With temperatures falling and daylight dimming, hummingbirds are packing on the calories to build energy reserves for the journey south.
Reports of hummingbirds in Canada and the northern U.S. are dropping, but some females and juveniles remain. Individuals sticking it out in or passing through northern climates are eating voraciously to gain calories and trying to cope with colder temperatures. Only a few nectaring flowers remain. Keep your feeder up for the stragglers. Don’t be concerned: Your feeder will not cause hummingbirds to stay longer than they should.
Sheryl in Loon Lake, WA: “Had a young Black Chinned Hummingbird at one of my feeders. In 21 years this is the latest I’ve ever seen one here.” (09/27/2021)
Laura in Welland, ON: “I’ve had at least two for the past week, fighting and playing all around the cardinal vine.” (09/29/2021)
Bernice in Slocum Twp, PA: “Yesterday I observed 3 hummingbirds for the most part of the day. By the end of the day I only noticed one. The remaining 1 that was here until last light feeding from the sugar water right before dark so I figured I’d be seeing him the next day. Sure enough, today he was taking long drinks at the feeders and sampling all the flowers and figured it was just a matter of time he would be leaving. Yes, he did leave today, estimated time of departure was between 9:30 A.M.-10:00 A.M. I’ll be keeping at least 2 fresh feeders out until mid-late November, because you never know. Just may be some late Hummingbirds passing through!” (10/03/2021)
Greater Numbers Farther South
From New Mexico to Tennessee, migratory activity remains steady throughout more southerly locations in the U.S. And some Journey North citizen scientists are reporting a surge in sightings.
Lyn in Dewey, OK: “Still 2 or 3 nectaring on flowers and at feeders 10-01-2021. Washington County, OK.” (10/01/2021)
Erma in Texarkana, TX: “Today has been the greatest day of Hummer sightings I have ever had. I saw my first one at 6:55 this morning and within minutes another one joined it at the feeder. All day there have been one, two, three and even four Hummers at the feeder or sparing to get to it. 12 hours of seeing them! There were only a few short times when I didn’t see one and then they came back in droves. What a day!” (10/01/2021)
Chris in Knoxville, TN: “The bird facing camera has a distinct beak, and has been around for about 2-3 weeks. Still good activity, regular feeder visits and birds chasing each other around.” (10/02/2021)
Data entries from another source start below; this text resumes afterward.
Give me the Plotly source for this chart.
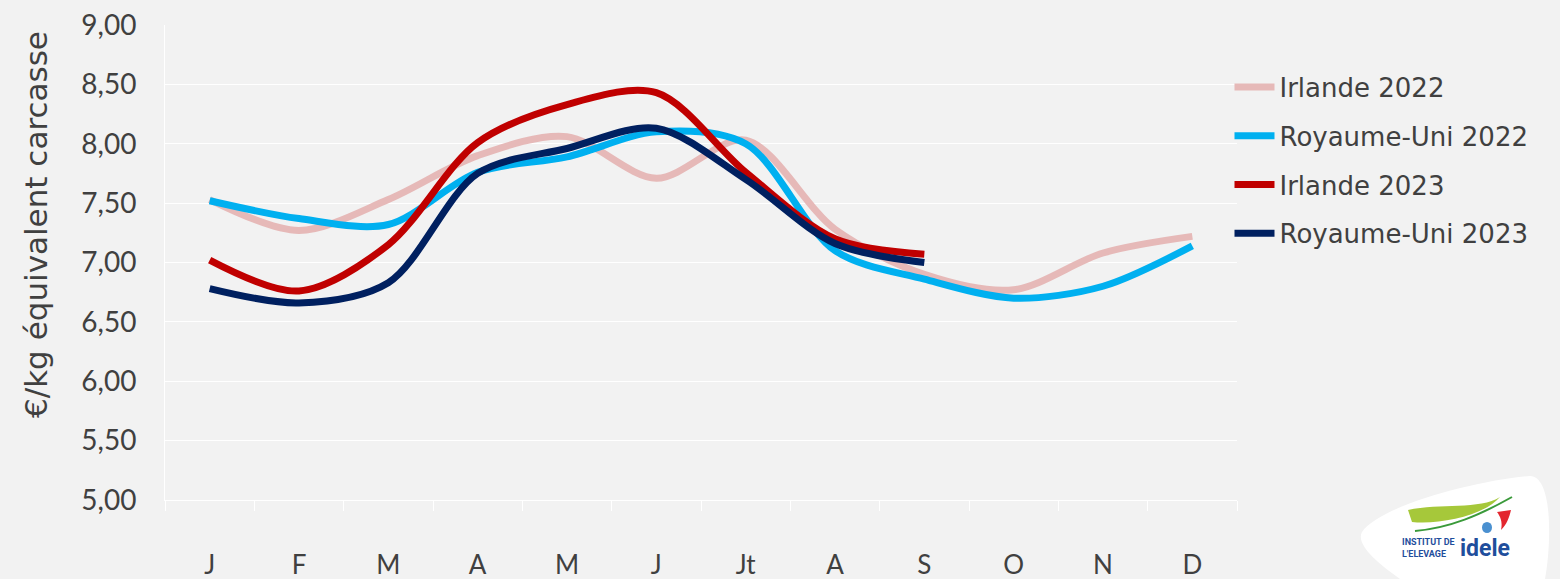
import plotly.graph_objects as go

months = ["J", "F", "M", "A", "M ", "J ", "Jt", "A ", "S", "O", "N", "D"]
month_labels = ["J", "F", "M", "A", "M", "J", "Jt", "A", "S", "O", "N", "D"]

irl_2022 = [7.53, 7.27, 7.53, 7.90, 8.06, 7.71, 8.03, 7.28, 6.90, 6.77, 7.08, 7.22]
ru_2022 = [7.52, 7.37, 7.32, 7.76, 7.89, 8.10, 8.00, 7.10, 6.86, 6.70, 6.80, 7.14]
irl_2023 = [7.02, 6.76, 7.15, 8.01, 8.33, 8.43, 7.76, 7.20, 7.07]
ru_2023 = [6.78, 6.66, 6.83, 7.75, 7.96, 8.13, 7.70, 7.16, 7.00]

series = [
    ("Irlande 2022", irl_2022, "#e6b9b8"),
    ("Royaume-Uni 2022", ru_2022, "#00b0f0"),
    ("Irlande 2023", irl_2023, "#c00000"),
    ("Royaume-Uni 2023", ru_2023, "#002060"),
]

FONT = "Lato, sans-serif"
WIDE = "DejaVu Sans, sans-serif"
TXT = "#404040"

fig = go.Figure()
for i, (name, vals, col) in enumerate(series):
    fig.add_trace(go.Scatter(
        x=months[:len(vals)], y=vals, name=name, mode="lines",
        line=dict(color=col, width=7, shape="spline", smoothing=0.9),
        legendgroup=f"g{i}",
    ))

fig.update_layout(
    width=1560, height=579, autosize=False,
    paper_bgcolor="#f2f2f2", plot_bgcolor="#f2f2f2",
    margin=dict(l=165, r=323, t=25, b=79, autoexpand=False),
    separators=", ",
    font=dict(family=FONT, color=TXT, size=26),
    showlegend=True,
    legend=dict(x=0.993, xanchor="left", y=0.919, yanchor="top",
                font=dict(size=26, color=TXT, family=WIDE), bgcolor="rgba(0,0,0,0)",
                tracegroupgap=12, itemwidth=40),
)
fig.update_xaxes(
    type="category", categoryorder="array", categoryarray=months,
    tickvals=months, ticktext=month_labels, automargin=False,
    tickson="boundaries", ticks="outside", ticklen=10, tickcolor="#ffffff",
    showgrid=False, showline=True, linecolor="#ffffff", linewidth=1,
    tickfont=dict(size=26, color=TXT), ticklabelstandoff=42,
    range=[-0.5, 11.5], zeroline=False,
)
fig.update_yaxes(
    range=[5, 9], dtick=0.5, tick0=5, tickformat=".2f", automargin=False,
    showgrid=True, gridcolor="#ffffff", gridwidth=1,
    showline=True, linecolor="#ffffff", linewidth=1,
    ticks="", tickfont=dict(size=28, color=TXT), ticklabelstandoff=22,
    zeroline=False,
)

fig.add_annotation(
    text="€/kg équivalent carcasse", textangle=-90,
    xref="paper", yref="paper", x=(36 - 165) / 1072, y=(500 - 225) / 475,
    xanchor="center", yanchor="middle", showarrow=False,
    font=dict(size=31, color=TXT, family=WIDE),
)

# Logo (decorative)
def px(x):
    return (x - 165) / 1072

def py(y):
    return (500 - y) / 475

blob = (f"M {px(1362)},{py(532)} "
        f"C {px(1380)},{py(505)} {px(1480)},{py(480)} {px(1530)},{py(476)} "
        f"C {px(1552)},{py(476)} {px(1552)},{py(540)} {px(1545)},{py(579)} "
        f"L {px(1400)},{py(579)} "
        f"C {px(1380)},{py(565)} {px(1355)},{py(545)} {px(1362)},{py(532)} Z")
fig.add_shape(type="path", path=blob, xref="paper", yref="paper",
              fillcolor="#ffffff", line=dict(width=0), layer="above")
swoosh = (f"M {px(1408)},{py(510)} "
          f"C {px(1440)},{py(503)} {px(1480)},{py(510)} {px(1500)},{py(497)} "
          f"C {px(1485)},{py(515)} {px(1440)},{py(525)} {px(1412)},{py(522)} Z")
fig.add_shape(type="path", path=swoosh, xref="paper", yref="paper",
              fillcolor="#a6c83a", line=dict(width=0), layer="above")
fig.add_shape(type="path",
              path=f"M {px(1415)},{py(531)} C {px(1450)},{py(528)} {px(1480)},{py(515)} {px(1512)},{py(497)}",
              xref="paper", yref="paper", line=dict(color="#3a9a3a", width=2), layer="above")
flag = (f"M {px(1497)},{py(512)} L {px(1511)},{py(510)} "
        f"C {px(1509)},{py(518)} {px(1507)},{py(524)} {px(1501)},{py(530)} "
        f"C {px(1503)},{py(522)} {px(1500)},{py(516)} {px(1497)},{py(512)} Z")
fig.add_shape(type="path", path=flag, xref="paper", yref="paper",
              fillcolor="#e3262f", line=dict(width=0), layer="above")
fig.add_shape(type="circle", xref="paper", yref="paper",
              x0=px(1482), x1=px(1492), y0=py(533), y1=py(522),
              fillcolor="#4a90d0", line=dict(width=0), layer="above")
fig.add_annotation(text="<b>INSTITUT DE<br>L'ELEVAGE</b>", xref="paper", yref="paper",
                   x=px(1457), y=py(548), xanchor="right", yanchor="middle",
                   showarrow=False, align="left",
                   font=dict(size=9, color="#1f4e9c", family="Roboto, sans-serif"))
fig.add_annotation(text="<b>idele</b>", xref="paper", yref="paper",
                   x=px(1458), y=py(548), xanchor="left", yanchor="middle",
                   showarrow=False,
                   font=dict(size=23, color="#1f4e9c", family="Roboto, sans-serif"))

fig.write_html(
    "out.html",
    config={"displayModeBar": False},
    post_script="document.body.style.margin='0';document.body.style.background='#f2f2f2';",
)
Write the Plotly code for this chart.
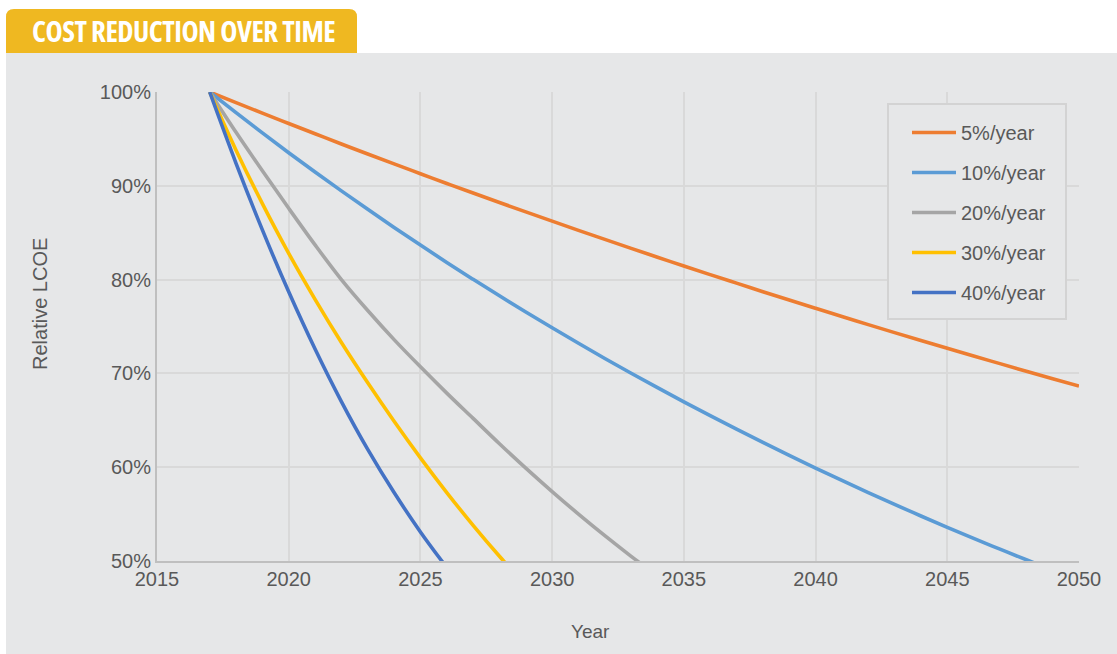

Leslie in Edgewood, NM: “One juvenile Broad-tail and one juvenile Black-chin gobbling up sugar water at the feeders at 6:45pm, big long drinks! Eat up guys. They look to be in good weight for their journey…” (10/03/2021)
Celebrate World Migratory Bird Day: “Sing, Fly, Soar – Like a Bird!”
World Migratory Bird Day is this Saturday, October 9. We are proud to join with our Journey North community and many others who believe strongly that migratory birds connect us with their unique songs and flights, and remind us of the importance of working together, across borders, to protect them. The theme of this year’s celebration is “Sing, Fly, Soar – Like a Bird!” And one of the featured species is the Ruby-throated Hummingbird!
Join the global celebration by listening to – and watching birds – wherever you find yourself this weekend. And report hummingbird and other bird observations to Journey North.
Keep reporting until you see your last hummingbirds of the season. These reports from Linda in Highland, Maryland highlight how quickly things can change during migration:
“This past weekend we had a wave of hummers pass through. I believe there were 30 birds in the yard one day. This is unusual — we typically have the fall migration over a longer period of time. After the wave passed we have 6 birds left.” (09/27/2021)
“The last few days I have only seen 1 hummingbird.” (10/04/2021)
Thanks for all you do on behalf of hummingbird tracking!